En attendant, ce que je sais, c’est que Dieu est le père, et moi, je suis son enfant.

Et ce père-là ne veut jamais que je me perdre définitivement.
Parfois, il tolère mes sottises, parfois il subit mes mauvais choix, mais il se tient toujours près, la main tendue afin de saisir la mienne, au cas où je crierais :
aide-moi, papa.

Mes frères et sœurs bien aimés, Dieu le Père veut toujours que nous puissions revenir à la maison, si nous en sommes sortis… Ses bras restent ouverts.
Toutefois, notre retour est possible une fois notre âme redevenue droite.
Le texte du livre du prophète Habacuc précise: le juste vivra par sa fidélité.
Pour moi, c’est un indice clair pour le choix des objets de ma prière.
Car c’est très bien que nous pensions aux autres : il en faut. Néanmoins, il est nécessaire aussi de penser à soi, d’orienter la prière sur nous et de prier de temps en temps comme les apôtres de l’Evangile d’aujourd’hui :

Seigneur augmente en nous la foi.

J’espère que vous avez remarqué, en lisant le Nouveau Testament, que le Christ, opérant les miracles, s’appuyait sur la foi des demandeurs. Là où elle n’était pas au rendez-vous, notre Seigneur, généralement, s’abstenait de faire un prodige.
Le Christ, en premier lieu, n’est donc pas venu au monde pour faire des miracles.
Ils n’étaient que les signes…, dirais-je, des actions collatérales de sa mission principale, à savoir : le salut de l’homme.

Pour finir, mes frères bien aimés, je vous conterai l’histoire suivante :
Un saint et sage vieillard avait l’habitude de dire :
Quand j’étais jeune, j’étais un révolutionnaire et je priais avec zèle :

Seigneur, donne-moi des forces, pour que je puisse changer le monde !

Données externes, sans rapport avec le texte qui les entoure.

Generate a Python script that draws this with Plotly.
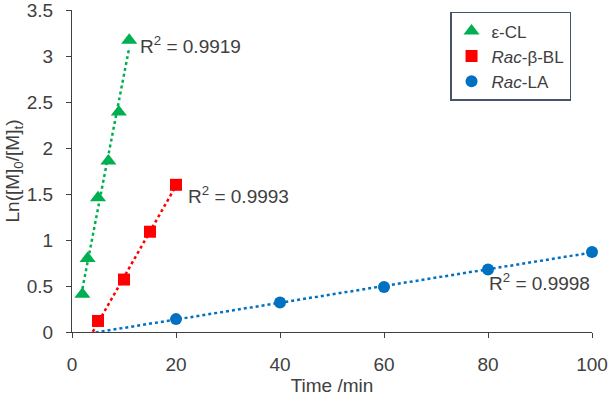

A 40 ans, je me suis rendu compte que la moitié de ma vie s’était déjà écoulée et moi, je n’avais pas fait dans ma vie de choses très importantes.
Alors j’ai commencé à prier :

Seigneur, fais que je puisse changer ceux qui m’entourent.
Seulement ma famille et mes amis, et déjà j’en serais heureux.

Aujourd’hui, alors que je suis vieux et que mes jours sont comptés, je commence à comprendre combien j’ai été idiot et orgueilleux.
A présent, ma seule prière est une supplique :

Seigneur, accorde-moi la grâce de me changer moi-même.